━━ GIVEN INFORMATION

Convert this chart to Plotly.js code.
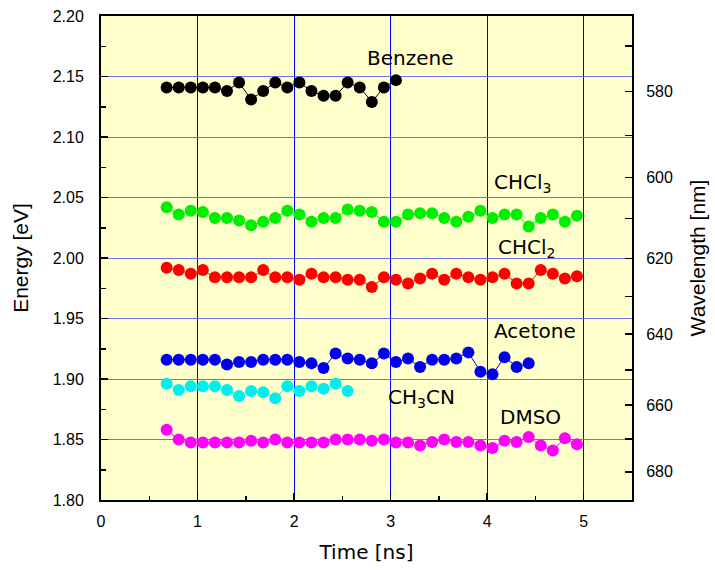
<!DOCTYPE html>
<html>
<head>
<meta charset="utf-8">
<script src="https://cdn.plot.ly/plotly-3.0.1.min.js"></script>
<style>html,body{margin:0;padding:0;background:#fff;}#chart{width:715px;height:570px;}</style>
</head>
<body>
<div id="chart"></div>
<script>
// Time axis (ns) of the measurement points
const times = [0.68, 0.805, 0.93, 1.055, 1.18, 1.305, 1.43, 1.555, 1.68, 1.805,
  1.93, 2.055, 2.18, 2.305, 2.43, 2.555, 2.68, 2.805, 2.93, 3.055,
  3.18, 3.305, 3.43, 3.555, 3.68, 3.805, 3.93, 4.055, 4.18, 4.305,
  4.43, 4.555, 4.68, 4.805, 4.93];

// Energy [eV] per solvent
const benzene = [2.141, 2.141, 2.141, 2.141, 2.141, 2.138, 2.145, 2.131, 2.138, 2.145,
  2.141, 2.145, 2.138, 2.134, 2.134, 2.145, 2.141, 2.129, 2.141, 2.147];
const chcl3 = [2.042, 2.036, 2.039, 2.038, 2.033, 2.033, 2.031, 2.027, 2.030, 2.033,
  2.039, 2.036, 2.030, 2.033, 2.033, 2.040, 2.039, 2.038, 2.030, 2.030,
  2.036, 2.037, 2.037, 2.033, 2.030, 2.034, 2.039, 2.033, 2.036, 2.036,
  2.026, 2.033, 2.036, 2.030, 2.035];
const chcl2 = [1.992, 1.990, 1.987, 1.990, 1.984, 1.984, 1.984, 1.984, 1.990, 1.984,
  1.984, 1.982, 1.987, 1.984, 1.984, 1.982, 1.982, 1.976, 1.984, 1.982,
  1.979, 1.983, 1.987, 1.982, 1.987, 1.984, 1.982, 1.984, 1.987, 1.979,
  1.979, 1.990, 1.987, 1.983, 1.985];
const acetone = [1.916, 1.916, 1.916, 1.916, 1.916, 1.912, 1.914, 1.914, 1.916, 1.916,
  1.916, 1.914, 1.913, 1.909, 1.921, 1.917, 1.916, 1.913, 1.921, 1.914,
  1.917, 1.910, 1.916, 1.916, 1.917, 1.922, 1.906, 1.904, 1.918, 1.910,
  1.913];
const ch3cn = [1.896, 1.891, 1.894, 1.894, 1.894, 1.891, 1.886, 1.890, 1.889, 1.884,
  1.894, 1.890, 1.894, 1.892, 1.896, 1.890];
const dmso = [1.858, 1.850, 1.8475, 1.8475, 1.8475, 1.8475, 1.8475, 1.849, 1.8475, 1.850,
  1.8475, 1.8475, 1.8475, 1.8475, 1.850, 1.850, 1.850, 1.849, 1.850, 1.8475,
  1.8475, 1.845, 1.848, 1.850, 1.848, 1.848, 1.845, 1.843, 1.849, 1.848,
  1.852, 1.845, 1.841, 1.851, 1.846];

// Axis tick labels
const energyTicks = [1.80, 1.85, 1.90, 1.95, 2.00, 2.05, 2.10, 2.15, 2.20];
const wavelengthLabels = [580, 600, 620, 640, 660, 680];
const wavelengthMinor = [570, 590, 610, 630, 650, 670];
const timeTicks = [0, 1, 2, 3, 4, 5];

const hc = 1239.84; // eV*nm, energy <-> wavelength

function series(name, y, color) {
  return {
    type: 'scatter', mode: 'lines+markers', name: name,
    x: times.slice(0, y.length), y: y,
    line: {color: color, width: 1},
    marker: {color: color, size: 12},
    showlegend: false, cliponaxis: false
  };
}

const traces = [
  series('Benzene', benzene, '#000000'),
  series('CHCl3', chcl3, '#00ee00'),
  series('CHCl2', chcl2, '#ff0000'),
  series('Acetone', acetone, '#0000ee'),
  series('CH3CN', ch3cn, '#00eeee'),
  series('DMSO', dmso, '#ff00ff'),
  {type: 'scatter', x: [null], y: [null], yaxis: 'y2', showlegend: false, hoverinfo: 'skip'}
];

const wlVals = wavelengthLabels.concat(wavelengthMinor).map(nm => hc / nm);
const wlText = wavelengthLabels.map(String).concat(wavelengthMinor.map(() => ''));

const tickFont = {family: 'Liberation Sans, Arial, sans-serif', size: 16, color: '#000'};
const annFont = {family: 'DejaVu Sans, sans-serif', size: 20, color: '#000'};

const layout = {
  width: 715, height: 570,
  margin: {l: 101, r: 83, t: 16, b: 70},
  paper_bgcolor: '#ffffff',
  plot_bgcolor: '#ffffcc',
  showlegend: false,
  xaxis: {
    range: [0, 5.5], tickvals: timeTicks, ticktext: timeTicks.map(String),
    ticks: 'inside', ticklen: 7, tickwidth: 1.5, tickcolor: '#000',
    minor: {dtick: 0.5, tick0: 0, ticks: 'inside', ticklen: 4, tickcolor: '#000', showgrid: false},
    showgrid: true, gridcolor: '#0000ff', gridwidth: 1,
    showline: true, linecolor: '#000', linewidth: 2, mirror: true,
    zeroline: false, tickfont: tickFont, ticklabelstandoff: 6,
    title: {text: 'Time [ns]', font: {family: 'DejaVu Sans, sans-serif', size: 20, color: '#000'}, standoff: 16}
  },
  yaxis: {
    range: [1.80, 2.20], tickvals: energyTicks, ticktext: energyTicks.map(v => v.toFixed(2)),
    ticks: 'inside', ticklen: 7, tickwidth: 1.5, tickcolor: '#000',
    minor: {dtick: 0.025, tick0: 1.80, ticks: 'inside', ticklen: 5, tickcolor: '#000', showgrid: false},
    showgrid: true, gridcolor: '#6f6fef', gridwidth: 1,
    showline: true, linecolor: '#000', linewidth: 2,
    zeroline: false, tickfont: tickFont, ticklabelstandoff: 12,
    title: {text: 'Energy [eV]', font: {family: 'Liberation Sans, Arial, sans-serif', size: 21, color: '#000'}, standoff: 18}
  },
  yaxis2: {
    overlaying: 'y', side: 'right', range: [1.80, 2.20],
    tickmode: 'array', tickvals: wlVals, ticktext: wlText,
    ticks: 'inside', ticklen: 7, tickwidth: 1.5, tickcolor: '#000',
    showgrid: false, zeroline: false,
    showline: true, linecolor: '#000', linewidth: 2,
    tickfont: tickFont, ticklabelstandoff: 9,
    title: {text: 'Wavelength [nm]', font: {family: 'Liberation Sans, Arial, sans-serif', size: 21, color: '#000'}, standoff: 18}
  },
  annotations: [
    {x: 3.2, y: 2.165, text: 'Benzene'},
    {x: 4.37, y: 2.062, text: 'CHCl<sub>3</sub>'},
    {x: 4.41, y: 2.008, text: 'CHCl<sub>2</sub>'},
    {x: 4.50, y: 1.940, text: 'Acetone'},
    {x: 3.32, y: 1.884, text: 'CH<sub>3</sub>CN'},
    {x: 4.45, y: 1.869, text: 'DMSO'}
  ].map(a => Object.assign({xref: 'x', yref: 'y', showarrow: false, font: annFont}, a))
};

Plotly.newPlot('chart', traces, layout, {displayModeBar: false, staticPlot: true});
</script>
</body>
</html>
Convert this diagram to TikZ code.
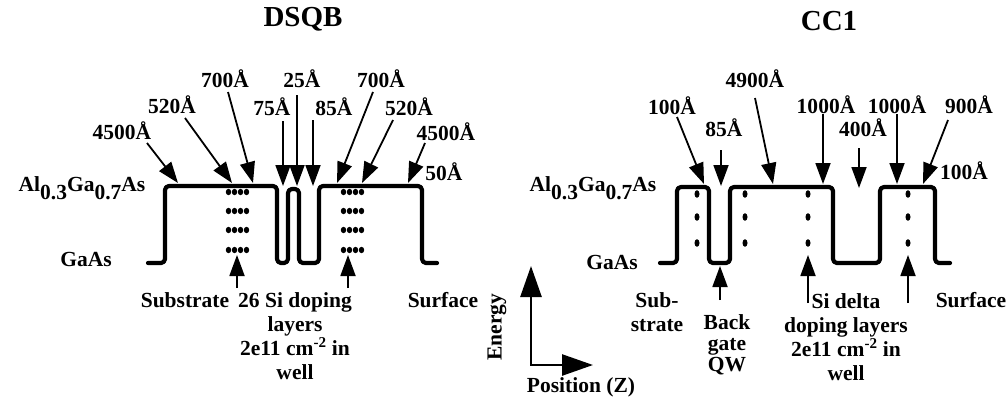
\documentclass[tikz,border=0pt]{standalone}
\usepackage{fontspec}
\setmainfont{Liberation Serif}
\usetikzlibrary{arrows.meta}
\begin{document}
\begin{tikzpicture}[x=1pt,y=-1pt,
  band/.style={line width=4.2pt, rounded corners=4pt, line cap=round, line join=round},
  ptr/.style={line width=1.8pt, -{Triangle[length=21pt,width=15pt]}},
  axis/.style={line width=2.6pt, -{Triangle[length=31pt,width=21pt]}},
  lbl/.style={font=\fontsize{21.5}{24}\selectfont\bfseries, inner sep=0pt},
  mlbl/.style={font=\fontsize{21.5}{24}\selectfont\bfseries, inner sep=0pt, align=center},
  ttl/.style={font=\fontsize{29}{31}\selectfont\bfseries, inner sep=0pt}]
\useasboundingbox (0,0) rectangle (1008,404);

% ---------------- titles
\node[ttl] (tA) at (303,19) {DSQB};
\node[ttl] (tB) at (829,21) {CC1};

% ================= LEFT: DSQB
\draw[band] (148,263) -- (165,263) -- (165,186) -- (277,186) -- (277,263) -- (288,263)
  -- (288,189) -- (299,189) -- (299,263) -- (319,263) -- (319,186) -- (422,186)
  -- (422,263) -- (437,263);

\foreach \yy in {192,211,230,250}{
  \foreach \xx in {228.5,234.5,240.5,246.5,343.5,349.5,355.5,361.5}{
    \fill (\xx,\yy) ellipse (2.7pt and 3.2pt);
  }
}

\node[lbl] (alA) at (82,188) {Al\raisebox{-0.4em}{0.3}Ga\raisebox{-0.4em}{0.7}As};
\node[lbl] (gaA) at (86,259) {GaAs};

\node[lbl] (l1) at (122,131) {4500Å};
\node[lbl] (l2) at (172,105) {520Å};
\node[lbl] (l3) at (225,79) {700Å};
\node[lbl] (l4) at (272,107) {75Å};
\node[lbl] (l5) at (302,79) {25Å};
\node[lbl] (l6) at (334,107) {85Å};
\node[lbl] (l7) at (381,79) {700Å};
\node[lbl] (l8) at (409,107) {520Å};
\node[lbl] (l9) at (446,132) {4500Å};
\node[lbl] (l10) at (444,172) {50Å};

\coordinate (s1) at (147,143); \coordinate (e1) at (178,183);
\coordinate (s2) at (185,118); \coordinate (e2) at (232,183);
\coordinate (s3) at (228,92);  \coordinate (e3) at (253,183);
\coordinate (s4) at (283,121); \coordinate (e4) at (283,186);
\coordinate (s5) at (297,95);  \coordinate (e5) at (297,186);
\coordinate (s6) at (313,120); \coordinate (e6) at (313,186);
\coordinate (s7) at (373,92);  \coordinate (e7) at (337,183);
\coordinate (s8) at (393,120); \coordinate (e8) at (362,183);
\coordinate (s9) at (425,143); \coordinate (e9) at (408,183);
\foreach \i in {1,...,9}{ \draw[ptr] (s\i) -- (e\i); }

\coordinate (u1) at (237,288); \coordinate (v1) at (237,255);
\coordinate (u2) at (348,288); \coordinate (v2) at (348,255);
\draw[ptr] (u1) -- (v1);
\draw[ptr] (u2) -- (v2);

\node[lbl] (subA) at (185,300) {Substrate};
\node[mlbl] (dopA) at (295,336) {26 Si doping\\layers\\2e11 cm\textsuperscript{-2} in\\well};
\node[lbl] (surA) at (443,300) {Surface};

% ================= axes
\coordinate (org) at (531,365);
\coordinate (eTop) at (531,266);
\coordinate (pEnd) at (593,365);
\draw[axis] (org) -- (eTop);
\draw[axis] (org) -- (pEnd);
\draw[line width=2.6pt] (531,364) -- (531,366);
\node[lbl, rotate=90] (en) at (497,327) {Energy};
\node[lbl] (pos) at (581,387) {Position (Z)};

% ================= RIGHT: CC1
\draw[band] (660,263) -- (677,263) -- (677,187) -- (709,187) -- (709,263) -- (730,263)
  -- (730,187) -- (833,187) -- (833,263) -- (880,263) -- (880,187) -- (935,187)
  -- (935,263) -- (950,263);

\foreach \yy in {194,217,243}{
  \foreach \xx in {697,745,808,908}{
    \fill (\xx,\yy) ellipse (2.5pt and 3.8pt);
  }
}

\node[lbl] (alB) at (593,188) {Al\raisebox{-0.4em}{0.3}Ga\raisebox{-0.4em}{0.7}As};
\node[lbl] (gaB) at (612,262) {GaAs};

\node[lbl] (r1) at (672,106) {100Å};
\node[lbl] (r2) at (724,128) {85Å};
\node[lbl] (r3) at (755,79) {4900Å};
\node[lbl] (r4) at (826,105) {1000Å};
\node[lbl] (r5) at (863,128) {400Å};
\node[lbl] (r6) at (897,105) {1000Å};
\node[lbl] (r7) at (969,105) {900Å};
\node[lbl] (r8) at (964,171) {100Å};

\coordinate (p1) at (677,117); \coordinate (q1) at (704,184);
\coordinate (p2) at (721,150); \coordinate (q2) at (721,186);
\coordinate (p3) at (755,98);  \coordinate (q3) at (773,184);
\coordinate (p4) at (823,114); \coordinate (q4) at (823,184);
\coordinate (p5) at (859,148); \coordinate (q5) at (859,188);
\coordinate (p6) at (897,114); \coordinate (q6) at (897,184);
\coordinate (p7) at (948,120); \coordinate (q7) at (923,184);
\foreach \i in {1,...,7}{ \draw[ptr] (p\i) -- (q\i); }

\coordinate (w1) at (720,300); \coordinate (z1) at (720,266);
\coordinate (w2) at (808,303); \coordinate (z2) at (808,255);
\coordinate (w3) at (908,303); \coordinate (z3) at (908,255);
\foreach \i in {1,2,3}{ \draw[ptr] (w\i) -- (z\i); }

\node[mlbl] (subB) at (657,312) {Sub-\\strate};
\node[mlbl, font=\fontsize{21.5}{21}\selectfont\bfseries] (bgB) at (727,345) {Back\\gate\\QW};
\node[mlbl] (dopB) at (846,337) {Si delta\\doping layers\\2e11 cm\textsuperscript{-2} in\\well};
\node[lbl] (surB) at (971,300) {Surface};
\end{tikzpicture}
\end{document}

━━━━

#### WHAT YOU HAVE TO DO:
Print the entries as they stand, first line through the line holding "4.43, 4.555, 4.68, 4.805, 4.93];", with every picture removed.

#### SOLVED EXERCISE:
Convert this chart to Plotly.js code.
<!DOCTYPE html>
<html>
<head>
<meta charset="utf-8">
<script src="https://cdn.plot.ly/plotly-3.0.1.min.js"></script>
<style>html,body{margin:0;padding:0;background:#fff;}#chart{width:715px;height:570px;}</style>
</head>
<body>
<div id="chart"></div>
<script>
// Time axis (ns) of the measurement points
const times = [0.68, 0.805, 0.93, 1.055, 1.18, 1.305, 1.43, 1.555, 1.68, 1.805,
  1.93, 2.055, 2.18, 2.305, 2.43, 2.555, 2.68, 2.805, 2.93, 3.055,
  3.18, 3.305, 3.43, 3.555, 3.68, 3.805, 3.93, 4.055, 4.18, 4.305,
  4.43, 4.555, 4.68, 4.805, 4.93];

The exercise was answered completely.